What to do
Skip the pictures. Reproduce all other material exactly.

Data lines

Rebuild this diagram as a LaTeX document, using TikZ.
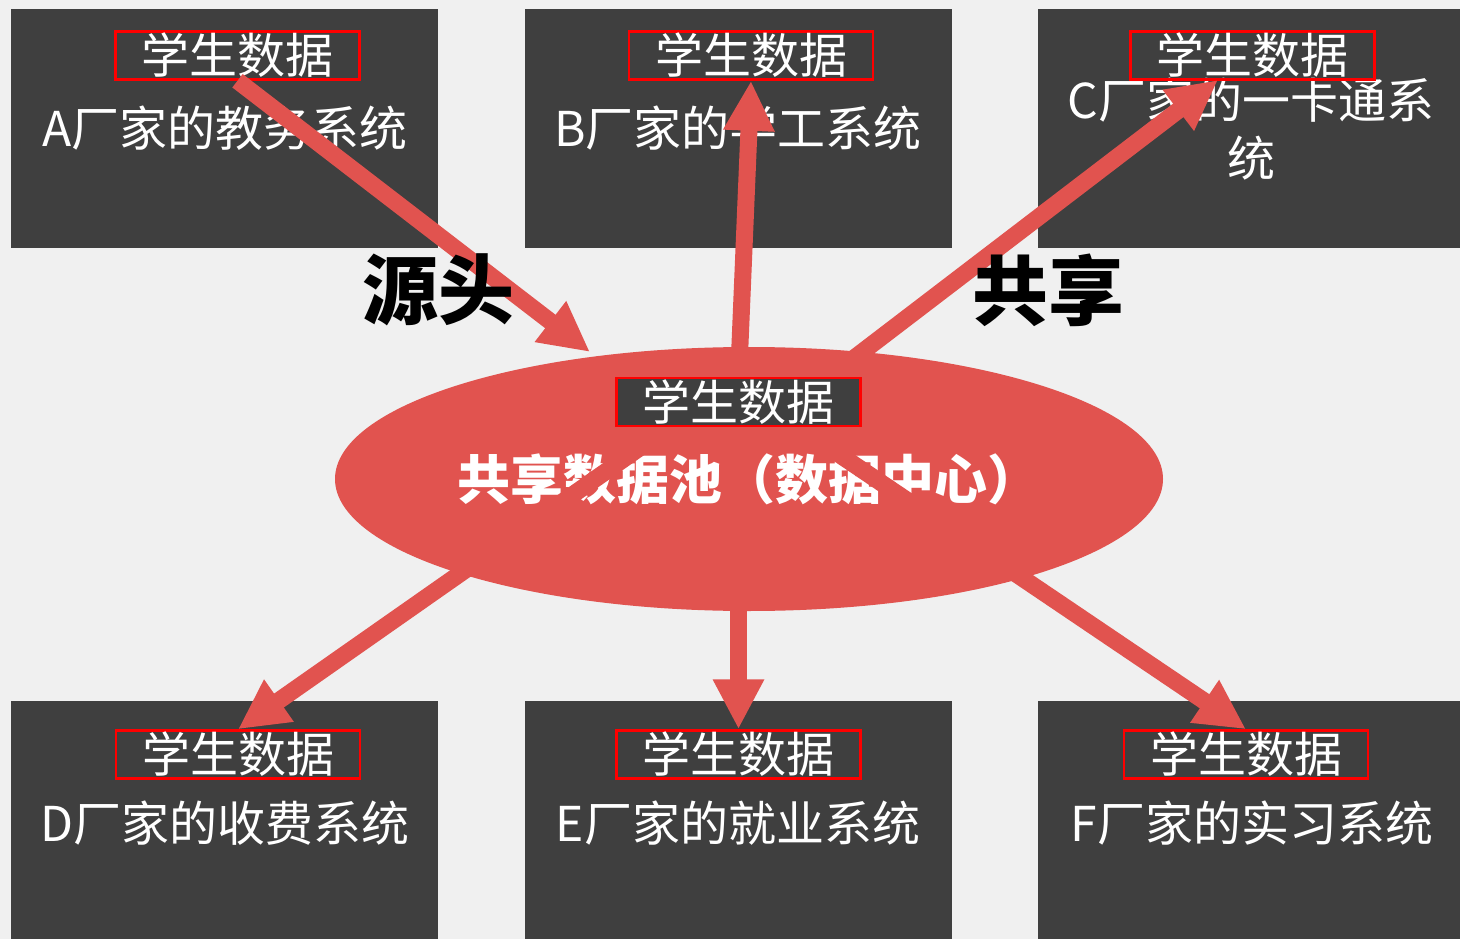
\documentclass[tikz,border=0pt]{standalone}
\usepackage{fontspec}
\newfontfamily\cjk{Noto Sans CJK SC}
\usetikzlibrary{arrows.meta,shapes.geometric}
\definecolor{bg}{HTML}{F0F0F0}
\definecolor{dark}{HTML}{3F3F3F}
\definecolor{ared}{HTML}{E1534F}
\definecolor{lred}{HTML}{FF0000}
\begin{document}
\begin{tikzpicture}[x=1pt,y=-1pt,
 sysbox/.style={rectangle, fill=dark, minimum width=427pt, minimum height=239pt, inner sep=0pt},
 tag/.style={rectangle, draw=lred, line width=2.5pt, minimum width=244pt, minimum height=48pt, inner sep=0pt, text=white, font=\cjk\fontsize{48}{52}\selectfont},
 sysname/.style={text=white, font=\cjk\fontsize{48}{58}\selectfont, align=center, inner sep=0pt},
 flow/.style={draw=ared, line width=17pt, -{Triangle[width=48pt,length=50pt]}},
 big/.style={font=\cjk\bfseries\fontsize{76}{80}\selectfont, text=black, inner sep=0pt}]
\useasboundingbox (0,0) rectangle (1460,939);
\clip (0,0) rectangle (1460,939);
\fill[bg] (0,0) rectangle (1460,939);
% system boxes
\node[sysbox] (boxA) at (224.5,128.5) {};
\node[sysbox] (boxB) at (738.5,128.5) {};
\node[sysbox] (boxC) at (1251.5,128.5) {};
\node[sysbox] (boxD) at (224.5,820.5) {};
\node[sysbox] (boxE) at (738.5,820.5) {};
\node[sysbox] (boxF) at (1251.5,820.5) {};
% names
\node[sysname] (nameA) at (225,128) {A厂家的教务系统};
\node[sysname] (nameB) at (738,128) {B厂家的学工系统};
\node[sysname] (nameC) at (1251,129) {C厂家的一卡通系\\统};
\node[sysname] (nameD) at (225,823) {D厂家的收费系统};
\node[sysname] (nameE) at (738,823) {E厂家的就业系统};
\node[sysname] (nameF) at (1252,823) {F厂家的实习系统};
% tags
\node[tag] (tagA) at (237.5,55.5) {学生数据};
\node[tag] (tagB) at (751,55.5) {学生数据};
\node[tag] (tagC) at (1252.5,55.5) {学生数据};
\node[tag] (tagD) at (238,754.5) {学生数据};
\node[tag] (tagE) at (738.5,754.5) {学生数据};
\node[tag] (tagF) at (1246,754.5) {学生数据};
% pool
\node[ellipse, fill=ared, minimum width=828pt, minimum height=264pt, inner sep=0pt,
      text=white, font=\cjk\bfseries\fontsize{53}{56}\selectfont] (pool) at (749,479) {共享数据池（数据中心）};
% arrows
\coordinate (pA) at (590,352);
\coordinate (sC) at (815,388);
\coordinate (tC) at (1218,80);
\coordinate (sD) at (668,428);
\coordinate (sF) at (800,428);
\coordinate (sB) at (738.5,380);
\coordinate (sE) at (738.5,425);
\draw[flow] (tagA.south) -- (pA);
\draw[flow] (sB) -- (tagB.south);
\draw[flow] (sC) -- (tC);
\draw[flow] (sD) -- (tagD.north);
\draw[flow] (sE) -- (tagE.north);
\draw[flow] (sF) -- (tagF.north);
% pool tag
\node[tag, fill=dark] (pooltag) at (738.5,402) {学生数据};
% big labels
\node[big] (src) at (438,290) {源头};
\node[big] (share) at (1048,290) {共享};
\end{tikzpicture}
\end{document}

Task result
Rebuild this diagram as a LaTeX document, using TikZ.
\documentclass[tikz,border=0pt]{standalone}
\usepackage{fontspec}
\newfontfamily\cjk{Noto Sans CJK SC}
\usetikzlibrary{arrows.meta,shapes.geometric}
\definecolor{bg}{HTML}{F0F0F0}
\definecolor{dark}{HTML}{3F3F3F}
\definecolor{ared}{HTML}{E1534F}
\definecolor{lred}{HTML}{FF0000}
\begin{document}
\begin{tikzpicture}[x=1pt,y=-1pt,
 sysbox/.style={rectangle, fill=dark, minimum width=427pt, minimum height=239pt, inner sep=0pt},
 tag/.style={rectangle, draw=lred, line width=2.5pt, minimum width=244pt, minimum height=48pt, inner sep=0pt, text=white, font=\cjk\fontsize{48}{52}\selectfont},
 sysname/.style={text=white, font=\cjk\fontsize{48}{58}\selectfont, align=center, inner sep=0pt},
 flow/.style={draw=ared, line width=17pt, -{Triangle[width=48pt,length=50pt]}},
 big/.style={font=\cjk\bfseries\fontsize{76}{80}\selectfont, text=black, inner sep=0pt}]
\useasboundingbox (0,0) rectangle (1460,939);
\clip (0,0) rectangle (1460,939);
\fill[bg] (0,0) rectangle (1460,939);
% system boxes
\node[sysbox] (boxA) at (224.5,128.5) {};
\node[sysbox] (boxB) at (738.5,128.5) {};
\node[sysbox] (boxC) at (1251.5,128.5) {};
\node[sysbox] (boxD) at (224.5,820.5) {};
\node[sysbox] (boxE) at (738.5,820.5) {};
\node[sysbox] (boxF) at (1251.5,820.5) {};
% names
\node[sysname] (nameA) at (225,128) {A厂家的教务系统};
\node[sysname] (nameB) at (738,128) {B厂家的学工系统};
\node[sysname] (nameC) at (1251,129) {C厂家的一卡通系\\统};
\node[sysname] (nameD) at (225,823) {D厂家的收费系统};
\node[sysname] (nameE) at (738,823) {E厂家的就业系统};
\node[sysname] (nameF) at (1252,823) {F厂家的实习系统};
% tags
\node[tag] (tagA) at (237.5,55.5) {学生数据};
\node[tag] (tagB) at (751,55.5) {学生数据};
\node[tag] (tagC) at (1252.5,55.5) {学生数据};
\node[tag] (tagD) at (238,754.5) {学生数据};
\node[tag] (tagE) at (738.5,754.5) {学生数据};
\node[tag] (tagF) at (1246,754.5) {学生数据};
% pool
\node[ellipse, fill=ared, minimum width=828pt, minimum height=264pt, inner sep=0pt,
      text=white, font=\cjk\bfseries\fontsize{53}{56}\selectfont] (pool) at (749,479) {共享数据池（数据中心）};
% arrows
\coordinate (pA) at (590,352);
\coordinate (sC) at (815,388);
\coordinate (tC) at (1218,80);
\coordinate (sD) at (668,428);
\coordinate (sF) at (800,428);
\coordinate (sB) at (738.5,380);
\coordinate (sE) at (738.5,425);
\draw[flow] (tagA.south) -- (pA);
\draw[flow] (sB) -- (tagB.south);
\draw[flow] (sC) -- (tC);
\draw[flow] (sD) -- (tagD.north);
\draw[flow] (sE) -- (tagE.north);
\draw[flow] (sF) -- (tagF.north);
% pool tag
\node[tag, fill=dark] (pooltag) at (738.5,402) {学生数据};
% big labels
\node[big] (src) at (438,290) {源头};
\node[big] (share) at (1048,290) {共享};
\end{tikzpicture}
\end{document}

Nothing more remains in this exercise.